This sharpens the trap considerably. If data licensing were a one-time sale of a static archive, it would be a windfall, not an annuity, and a stock valued on a one-time windfall as if it were a perpetual stream would be badly mispriced. If, instead, it is a recurring payment for the ongoing flow of fresh content, then its durability depends entirely on Reddit continuing to produce vast quantities of new human conversation — which depends on traffic, engagement, and contribution, which depend in turn on the very funnel the AI is choking. Either way, the AI threat undercuts the licensing thesis: the windfall interpretation makes the revenue non-recurring, and the annuity interpretation makes it dependent on a flow the AI is strangling. The licensing dollars look like a clean, recurring, high-margin AI revenue stream on the income statement today. Whether they are actually recurring, and actually durable, hinges on questions — about data freshness, about traffic, about whether trained models keep paying — that the current valuation simply assumes away in the buyer's favor.
The most volatile mine on the market
It is fitting, given the company, that Reddit's own stock has behaved like the speculative frenzies its forums are famous for hosting. Reddit went public in 2024 at a modest price, soared to lofty heights on the AI-data narrative, and has since traded with extreme volatility — lurching up and down on each data-deal headline, each earnings report, each shift in sentiment about whether AI is its savior or its assassin. The stock is, fittingly, a favorite of the very retail-trading crowd that populates its WallStreetBets forum — a recursive joke in which the traders who gather on Reddit to gamble on stocks gamble, among other things, on Reddit. This volatility is not incidental; it reflects the genuine, unresolved binary at the center of the company. A stock that swings violently on every piece of news about its AI exposure is a stock the market cannot decide how to value, because the same fact — the rise of AI — points in two opposite directions, and the price oscillates between pricing the dream (a durable data-and-ad compounder) and the nightmare (a content engine being throttled at the source).

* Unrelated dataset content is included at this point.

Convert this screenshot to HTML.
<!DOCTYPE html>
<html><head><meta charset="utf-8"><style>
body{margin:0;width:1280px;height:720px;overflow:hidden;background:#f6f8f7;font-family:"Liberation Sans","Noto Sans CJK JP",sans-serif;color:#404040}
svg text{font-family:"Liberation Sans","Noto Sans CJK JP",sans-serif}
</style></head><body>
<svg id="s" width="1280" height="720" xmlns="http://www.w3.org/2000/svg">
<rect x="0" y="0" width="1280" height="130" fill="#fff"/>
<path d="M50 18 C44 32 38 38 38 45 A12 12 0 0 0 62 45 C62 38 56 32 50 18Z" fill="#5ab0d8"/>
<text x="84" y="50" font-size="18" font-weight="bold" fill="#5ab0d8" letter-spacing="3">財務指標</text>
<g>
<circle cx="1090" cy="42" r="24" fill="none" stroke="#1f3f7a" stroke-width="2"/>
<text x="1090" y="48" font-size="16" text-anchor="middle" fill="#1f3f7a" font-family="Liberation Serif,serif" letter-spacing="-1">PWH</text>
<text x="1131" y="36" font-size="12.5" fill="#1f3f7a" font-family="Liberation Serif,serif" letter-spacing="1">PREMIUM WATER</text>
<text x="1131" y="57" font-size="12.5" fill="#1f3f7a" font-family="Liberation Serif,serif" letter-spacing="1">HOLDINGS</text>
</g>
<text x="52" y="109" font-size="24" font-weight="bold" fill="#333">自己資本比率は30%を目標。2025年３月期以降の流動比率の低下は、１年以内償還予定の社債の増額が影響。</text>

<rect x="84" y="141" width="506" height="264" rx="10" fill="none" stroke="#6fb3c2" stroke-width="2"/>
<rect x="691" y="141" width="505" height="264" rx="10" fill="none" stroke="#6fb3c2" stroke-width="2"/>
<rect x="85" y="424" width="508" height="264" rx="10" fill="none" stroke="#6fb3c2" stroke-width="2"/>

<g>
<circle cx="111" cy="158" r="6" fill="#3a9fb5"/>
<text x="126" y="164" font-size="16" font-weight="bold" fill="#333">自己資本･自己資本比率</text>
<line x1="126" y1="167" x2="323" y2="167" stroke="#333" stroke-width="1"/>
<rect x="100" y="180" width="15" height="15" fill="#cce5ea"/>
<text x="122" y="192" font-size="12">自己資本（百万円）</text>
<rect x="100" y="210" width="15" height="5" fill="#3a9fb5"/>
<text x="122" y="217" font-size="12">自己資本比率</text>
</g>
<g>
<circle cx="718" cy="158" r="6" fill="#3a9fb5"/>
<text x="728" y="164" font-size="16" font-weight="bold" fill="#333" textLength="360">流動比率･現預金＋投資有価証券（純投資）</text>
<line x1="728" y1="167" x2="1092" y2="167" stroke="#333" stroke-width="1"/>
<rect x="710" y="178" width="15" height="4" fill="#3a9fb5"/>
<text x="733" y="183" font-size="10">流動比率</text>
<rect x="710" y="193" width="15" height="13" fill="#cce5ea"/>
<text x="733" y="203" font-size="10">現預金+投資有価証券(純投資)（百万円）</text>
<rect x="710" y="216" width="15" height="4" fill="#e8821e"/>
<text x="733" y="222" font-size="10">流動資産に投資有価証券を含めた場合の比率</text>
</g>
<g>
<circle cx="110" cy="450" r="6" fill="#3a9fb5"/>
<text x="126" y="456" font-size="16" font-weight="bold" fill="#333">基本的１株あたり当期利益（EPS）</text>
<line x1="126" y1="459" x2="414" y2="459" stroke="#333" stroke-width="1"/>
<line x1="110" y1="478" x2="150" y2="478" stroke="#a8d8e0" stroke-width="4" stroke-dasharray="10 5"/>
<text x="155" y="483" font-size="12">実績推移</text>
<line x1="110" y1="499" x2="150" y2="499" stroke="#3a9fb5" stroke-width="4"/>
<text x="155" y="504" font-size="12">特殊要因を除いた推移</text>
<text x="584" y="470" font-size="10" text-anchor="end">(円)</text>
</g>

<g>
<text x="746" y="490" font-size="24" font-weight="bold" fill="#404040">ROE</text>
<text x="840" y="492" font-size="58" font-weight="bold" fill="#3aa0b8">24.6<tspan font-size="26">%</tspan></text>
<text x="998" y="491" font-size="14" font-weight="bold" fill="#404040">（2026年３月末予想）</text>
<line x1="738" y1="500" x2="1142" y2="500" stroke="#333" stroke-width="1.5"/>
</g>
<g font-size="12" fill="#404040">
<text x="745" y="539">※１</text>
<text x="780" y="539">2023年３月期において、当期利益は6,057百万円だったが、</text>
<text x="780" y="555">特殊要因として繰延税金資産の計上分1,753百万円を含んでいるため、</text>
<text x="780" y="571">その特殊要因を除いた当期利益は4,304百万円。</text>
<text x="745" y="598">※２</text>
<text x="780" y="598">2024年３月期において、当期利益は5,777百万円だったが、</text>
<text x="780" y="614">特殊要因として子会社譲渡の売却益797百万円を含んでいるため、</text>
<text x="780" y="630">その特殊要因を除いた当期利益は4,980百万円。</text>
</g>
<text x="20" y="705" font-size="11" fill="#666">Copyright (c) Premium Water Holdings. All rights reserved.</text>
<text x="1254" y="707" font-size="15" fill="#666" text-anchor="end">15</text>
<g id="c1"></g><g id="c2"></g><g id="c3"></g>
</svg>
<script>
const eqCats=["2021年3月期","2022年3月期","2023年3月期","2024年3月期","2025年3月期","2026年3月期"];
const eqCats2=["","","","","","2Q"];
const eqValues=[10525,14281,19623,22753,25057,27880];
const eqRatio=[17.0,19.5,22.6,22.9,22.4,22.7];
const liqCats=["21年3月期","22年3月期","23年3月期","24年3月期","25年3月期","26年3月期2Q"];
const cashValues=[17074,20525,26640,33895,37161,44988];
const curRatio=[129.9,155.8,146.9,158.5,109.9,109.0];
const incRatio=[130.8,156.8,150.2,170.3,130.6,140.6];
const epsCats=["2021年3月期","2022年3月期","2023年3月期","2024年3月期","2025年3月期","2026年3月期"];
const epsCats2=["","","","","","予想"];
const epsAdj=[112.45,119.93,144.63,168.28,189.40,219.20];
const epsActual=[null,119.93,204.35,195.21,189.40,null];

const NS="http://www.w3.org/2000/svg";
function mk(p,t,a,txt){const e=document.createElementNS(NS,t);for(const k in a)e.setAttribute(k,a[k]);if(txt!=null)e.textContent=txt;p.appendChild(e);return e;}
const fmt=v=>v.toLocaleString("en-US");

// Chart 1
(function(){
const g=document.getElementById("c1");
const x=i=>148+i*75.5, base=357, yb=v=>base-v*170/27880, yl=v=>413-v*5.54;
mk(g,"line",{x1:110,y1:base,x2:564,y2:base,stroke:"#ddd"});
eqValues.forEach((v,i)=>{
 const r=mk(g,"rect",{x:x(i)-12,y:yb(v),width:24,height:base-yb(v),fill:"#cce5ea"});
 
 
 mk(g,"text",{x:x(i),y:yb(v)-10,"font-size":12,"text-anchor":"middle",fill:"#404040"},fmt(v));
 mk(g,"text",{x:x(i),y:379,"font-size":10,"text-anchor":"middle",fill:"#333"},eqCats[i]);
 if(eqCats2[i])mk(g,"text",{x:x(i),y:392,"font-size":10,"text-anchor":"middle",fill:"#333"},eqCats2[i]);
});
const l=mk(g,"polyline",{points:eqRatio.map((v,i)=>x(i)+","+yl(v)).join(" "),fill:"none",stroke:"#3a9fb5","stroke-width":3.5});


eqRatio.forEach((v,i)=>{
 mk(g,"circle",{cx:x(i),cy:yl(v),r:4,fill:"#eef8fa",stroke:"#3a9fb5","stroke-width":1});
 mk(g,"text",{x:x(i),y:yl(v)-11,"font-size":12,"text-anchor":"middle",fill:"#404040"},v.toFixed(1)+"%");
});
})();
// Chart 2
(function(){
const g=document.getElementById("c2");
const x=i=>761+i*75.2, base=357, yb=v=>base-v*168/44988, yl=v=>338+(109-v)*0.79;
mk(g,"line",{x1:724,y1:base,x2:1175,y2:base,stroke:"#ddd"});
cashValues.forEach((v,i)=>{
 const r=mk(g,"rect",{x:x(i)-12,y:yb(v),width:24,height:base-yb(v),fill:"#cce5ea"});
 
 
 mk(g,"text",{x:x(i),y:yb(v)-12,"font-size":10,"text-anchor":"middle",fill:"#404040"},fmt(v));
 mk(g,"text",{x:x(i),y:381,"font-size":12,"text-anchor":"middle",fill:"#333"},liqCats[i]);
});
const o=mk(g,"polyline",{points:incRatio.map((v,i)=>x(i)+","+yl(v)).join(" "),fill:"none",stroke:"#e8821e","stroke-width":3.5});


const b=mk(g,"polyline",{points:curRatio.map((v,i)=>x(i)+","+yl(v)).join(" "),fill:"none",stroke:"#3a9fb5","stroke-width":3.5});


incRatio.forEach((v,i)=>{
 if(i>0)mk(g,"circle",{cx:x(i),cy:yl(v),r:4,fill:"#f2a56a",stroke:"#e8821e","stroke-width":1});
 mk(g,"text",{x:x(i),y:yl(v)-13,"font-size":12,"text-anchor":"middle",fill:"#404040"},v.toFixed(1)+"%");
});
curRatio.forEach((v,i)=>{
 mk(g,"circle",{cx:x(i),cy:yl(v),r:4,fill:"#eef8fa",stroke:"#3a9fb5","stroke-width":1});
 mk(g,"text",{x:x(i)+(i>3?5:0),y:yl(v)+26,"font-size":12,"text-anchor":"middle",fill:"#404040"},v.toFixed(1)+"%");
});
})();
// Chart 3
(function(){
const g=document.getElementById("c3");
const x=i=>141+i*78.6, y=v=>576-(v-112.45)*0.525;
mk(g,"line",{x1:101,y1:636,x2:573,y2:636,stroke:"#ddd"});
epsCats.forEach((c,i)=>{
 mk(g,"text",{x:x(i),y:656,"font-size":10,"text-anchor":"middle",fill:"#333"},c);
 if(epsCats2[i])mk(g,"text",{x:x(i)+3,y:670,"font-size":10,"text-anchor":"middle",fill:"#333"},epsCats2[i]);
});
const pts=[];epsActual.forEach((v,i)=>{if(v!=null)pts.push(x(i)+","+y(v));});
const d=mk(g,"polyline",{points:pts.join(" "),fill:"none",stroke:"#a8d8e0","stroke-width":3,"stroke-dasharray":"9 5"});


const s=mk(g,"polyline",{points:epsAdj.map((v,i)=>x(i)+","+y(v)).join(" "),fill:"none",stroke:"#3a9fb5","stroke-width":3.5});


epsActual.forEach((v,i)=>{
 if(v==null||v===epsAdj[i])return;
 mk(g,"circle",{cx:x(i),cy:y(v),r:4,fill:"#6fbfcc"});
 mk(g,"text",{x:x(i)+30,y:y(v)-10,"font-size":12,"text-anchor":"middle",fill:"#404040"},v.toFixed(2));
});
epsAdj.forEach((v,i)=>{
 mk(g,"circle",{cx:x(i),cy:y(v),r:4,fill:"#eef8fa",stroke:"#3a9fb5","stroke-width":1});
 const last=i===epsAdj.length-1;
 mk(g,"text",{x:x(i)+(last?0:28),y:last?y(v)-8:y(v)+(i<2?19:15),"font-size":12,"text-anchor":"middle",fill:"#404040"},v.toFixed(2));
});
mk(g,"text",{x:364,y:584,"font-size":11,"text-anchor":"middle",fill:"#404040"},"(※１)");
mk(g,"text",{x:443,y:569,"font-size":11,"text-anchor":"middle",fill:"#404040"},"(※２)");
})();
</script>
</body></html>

And the valuation, at its more euphoric moments, has priced the dream — assigning Reddit a multiple that assumes the data-licensing revenue is a large, durable, growing annuity and the advertising business keeps compounding and the traffic engine survives the AI transition, all at once. That is three optimistic assumptions stacked and multiplied, in the now-familiar pattern of this series, and the volatility of the stock is the market repeatedly discovering and then forgetting that the assumptions are contingent rather than certain. The data mine is real, and at the right price it is a fine business. At the wrong price — at a valuation that capitalizes a contingent, AI-threatened, freshness-dependent revenue stream as a permanent annuity — it is the same overpayment for a real asset that runs through every chapter here, distinguished only by the recursive irony that the asset is the unpaid chatter of the very people most likely to be trading the stock.
Whose data is it, anyway?
There is a deeper and more uncomfortable dimension to the data-mine story, and it is one the financial framing tends to skip: the moral and legal question of whose data Reddit is actually selling. The text that Reddit is licensing to Google for sixty million dollars a year was not written by Reddit. It was written by Reddit's users — millions of unpaid people who posted their knowledge, their opinions, their hard-won expertise, and their late-night confessions to communities they thought of as their own, with no expectation that their words would one day be sold, in bulk, to train commercial AI models that would then compete with the very forums they were posting on. Reddit's terms of service grant it the right to do this, and legally the arrangement is sound. But the substance of it — a company monetizing, at enormous scale, the unpaid creative and intellectual labor of its users, selling their words to AI companies without compensating the people who wrote them — sits at the center of one of the defining unresolved fights of the AI era: who owns the value of the human-created data that the AI models are built on, and who should be paid for it.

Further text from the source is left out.